Yes  I agree with Mr Goyal. SInce the plaint now becomes barred by law , the fresh application is tenable and maintainble. For your reference you may go through the judgement of Virender Kumar DIxit vs State of UP -2014(9) ADJ 1506 which states that the definition of law in order 7 rule 11 includes judicial pronouncements as well.

Augustine Chatterjee

Advocate & Solicitor at Law

9999931153

Sandeep Gupta (Manager)     03 October 2016

Hello Goyal Sir and Everyone,

I am really thankful to all of you for your support. There is one confusion. The IA which I have filed is only based on the fact that father is not alive therefore plaintiff is not entitle to any share in coparcenary property according to the supreme court and plaint has to be rejected.

If you see the judgement of Supreme Court also held in the second part that “Disposition or alienation including partitions which may have taken place before 20th December, 2004 as per law applicable prior to the said date will remain unaffected. This means that when succession is opened in 1998 in the present case, coparcenary rights should have been decided as per the applicable law of that point of time.

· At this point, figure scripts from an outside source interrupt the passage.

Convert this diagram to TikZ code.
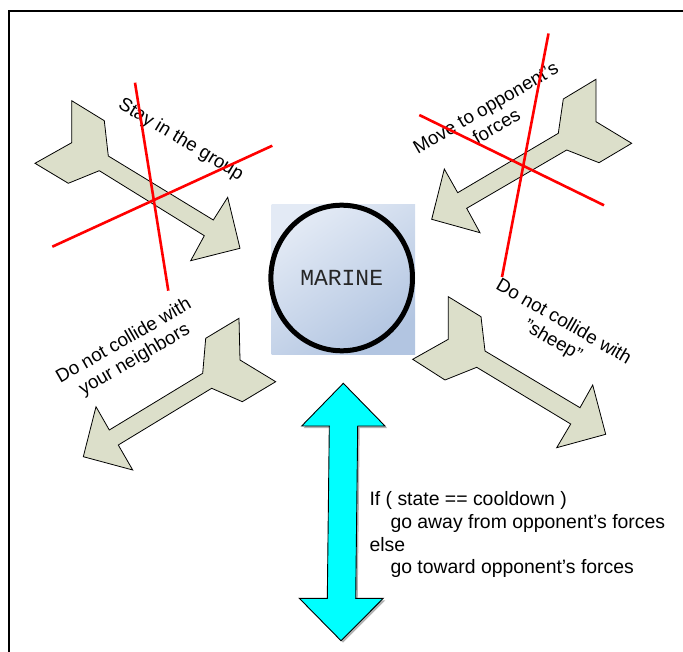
\documentclass[tikz,border=0pt]{standalone}
\usepackage{fontspec}
\setmainfont{Liberation Sans}
\newfontfamily\marinefont{Liberation Mono}
\definecolor{arrowfill}{HTML}{DCDFCA}
\definecolor{boxlight}{HTML}{E3EAF5}
\definecolor{boxdark}{HTML}{B2C5E1}
\definecolor{aqua}{HTML}{00FFFF}
\begin{document}
\begin{tikzpicture}[x=1pt,y=-1pt,
  blockarrow/.style={draw=black, line width=0.8pt, fill=arrowfill, line join=miter},
  cyanarrow/.style={draw=black, line width=0.9pt, fill=aqua, line join=miter},
  crossline/.style={draw=red, line width=2.6pt},
  difflabel/.style={font=\fontsize{18.8}{21.5}\selectfont, align=center, inner sep=0pt},
  codelabel/.style={font=\fontsize{19.4}{22.7}\selectfont, align=left, inner sep=0pt, anchor=north west}]
\useasboundingbox (0,0) rectangle (683,652);
% frame
\draw[line width=2pt] (683,11) -- (8.7,11) -- (8.7,652);

% centre box and circle
\shade[top color=boxlight, bottom color=boxdark, shading angle=35] (271.7,205) rectangle (415,354.3);
\draw[line width=5pt] (341.7,278) ellipse [x radius=70.8, y radius=72.8];
\node[font=\marinefont\fontsize{23}{23}\selectfont, text=black!85, inner sep=0pt] (marine) at (341.7,278.3) {MARINE};

% top-left arrow
\draw[blockarrow] (71.7,100.7) -- (104.3,120.7) -- (108.3,156) -- (213.3,220) -- (227.7,197.3)
  -- (240,248.3) -- (190.7,260.7) -- (204.3,235.7) -- (99.3,170.7) -- (68.3,183.3)
  -- (35,163.3) -- (71.7,142.7) -- cycle;
% top-right arrow
\draw[blockarrow] (596,79.3) -- (596,121.7) -- (631.7,143.3) -- (599,162.7) -- (566.7,150)
  -- (466.7,208.3) -- (480,232.7) -- (431.7,219.3) -- (444.3,169) -- (457.7,192.7)
  -- (558.3,133.3) -- (563.3,99) -- cycle;
% bottom-left arrow
\draw[blockarrow] (239,318.3) -- (240,360) -- (275.7,381.7) -- (242.3,401.7) -- (211.7,388.3)
  -- (118.3,445) -- (132.7,470) -- (83.3,456.7) -- (96,406.7) -- (109.3,430)
  -- (202.7,373.3) -- (205.7,338.3) -- cycle;
% bottom-right arrow
\draw[blockarrow] (448.3,296.7) -- (481,316.7) -- (485,351) -- (580,407.7) -- (592.7,385)
  -- (605.7,434.3) -- (556.7,447.7) -- (570.7,424) -- (476.7,367.3) -- (445,380)
  -- (412.7,359.3) -- (448.3,339.3) -- cycle;

% cyan double arrow (with faint shadow)
\fill[black!30] (345.3,385.3) -- (387,428) -- (359.7,428) -- (357.7,600.3) -- (385.3,600.3)
  -- (343,642.7) -- (301.3,600.3) -- (329.3,600.3) -- (331.3,428) -- (303.7,428) -- cycle;
\draw[cyanarrow] (343.3,383.3) -- (385,426) -- (357.7,426) -- (355.7,598.3) -- (383.3,598.3)
  -- (341,640.7) -- (299.3,598.3) -- (327.3,598.3) -- (329.3,426) -- (301.7,426) -- cycle;

% labels
\node[difflabel, rotate=-31] (stay) at (180.7,140) {Stay in the group};
\node[difflabel, rotate=30] (move) at (491,117) {Move to opponent’s\\forces};
\node[difflabel, rotate=30] (neigh) at (129.3,350.7) {Do not collide with\\your neighbors};
\node[difflabel, rotate=-30] (sheep) at (558,331.7) {Do not collide with\\”sheep”};

% red crossing lines
\draw[crossline] (135,82.7) -- (168.3,290.7);
\draw[crossline] (52.3,246.7) -- (272.3,145.7);
\draw[crossline] (548.5,33.5) -- (502,277);
\draw[crossline] (419.3,115) -- (604,205.3);

% rule text
\node[codelabel] (rule) at (369.3,491.5) {If ( state == cooldown )\\\hspace*{21pt}go away from opponent’s forces\\else\\\hspace*{21pt}go toward opponent’s forces};
\end{tikzpicture}
\end{document}
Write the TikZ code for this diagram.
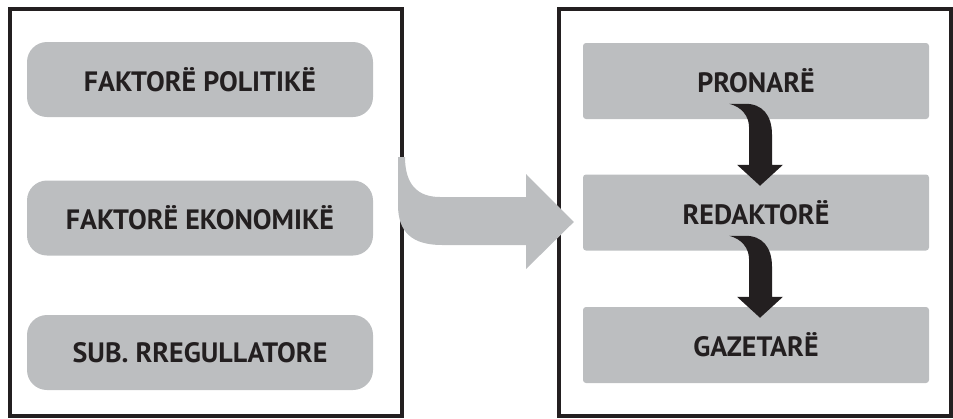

In the state of Karnataka Hindu succession (Karnataka amendment) act was applicable before 2005. According to this act married daughter before 1994 was excluded from the benefit. Since plaintiff was married before, she has no right as per earlier state law as well.

My confusion is that neither we have covered anything in our IA about the second part of judgement by saying that since plaintiff was married before 1994 she is not entitled for any share as per the applicable law prior to 2005 nor plaintiff has come up with any such objection in the written statement because she cannot lie to the court by saying that she was entitled to the share as per earlier law.

I have below questions.

  1. If plaintiff has not even raise such objection in her written statement therefore should we still need to include these points in our written argument or should be keep silent on this part since she has not brought any such objection?
  2. Dose court consider the evidences at the intermediate stage if we bring the above point by producing the birth certificate/Aadhar card of the elder son to prove that she was married before 1994?
  3. In order 7 rule 11 court only look into the plaint and there is only date of death of father mentioned. There is no other information which can tell the court whether she was entitle to any share according to the applicable law prior to 2005. Will it have adverse effect on our IA by bringing these points at this stage particularly when she has not brought these points in her written statement as well. 

Thanks and Regards,

 

Sandeep Gupta (Manager)     05 October 2016

Hi Everyone,

I am really thankful to all of you for your support. There is one confusion. The IA which I have filed is only based on the fact that father is not alive therefore plaintiff is not entitle to any share in coparcenary property according to the supreme court and plaint has to be rejected.

If you see the judgement of Supreme Court also held in the second part that “Disposition or alienation including partitions which may have taken place before 20th December, 2004 as per law applicable prior to the said date will remain unaffected. This means that when succession is opened in 1998 in the present case, coparcenary rights should have been decided as per the applicable law of that point of time.

In the state of Karnataka Hindu succession (Karnataka amendment) act was applicable before 2005. According to this act married daughter before 1994 was excluded from the benefit. Since plaintiff was married before, she has no right as per earlier state law as well.

My confusion is that neither we have covered anything in our IA about the second part of judgement by saying that since plaintiff was married before 1994 she is not entitled for any share as per the applicable law prior to 2005 nor plaintiff has come up with any such objection in the written statement because she cannot lie to the court by saying that she was entitled to the share as per earlier law.

I have below questions.

  1. If plaintiff has not even raise such objection in her written statement therefore should we still need to include these points in our written argument or should be keep silent on this part since she has not brought any such objection?
  2. Dose court consider the evidences at the intermediate stage if we bring the above point by producing the birth certificate/Aadhar card of the elder son to prove that she was married before 1994?
  3. In order 7 rule 11 court only look into the plaint and there is only date of death of father mentioned. There is no other information which can tell the court whether she was entitle to any share according to the applicable law prior to 2005. Will it have adverse effect on our IA by bringing these points at this stage particularly when she has not brought these points in her written statement as well.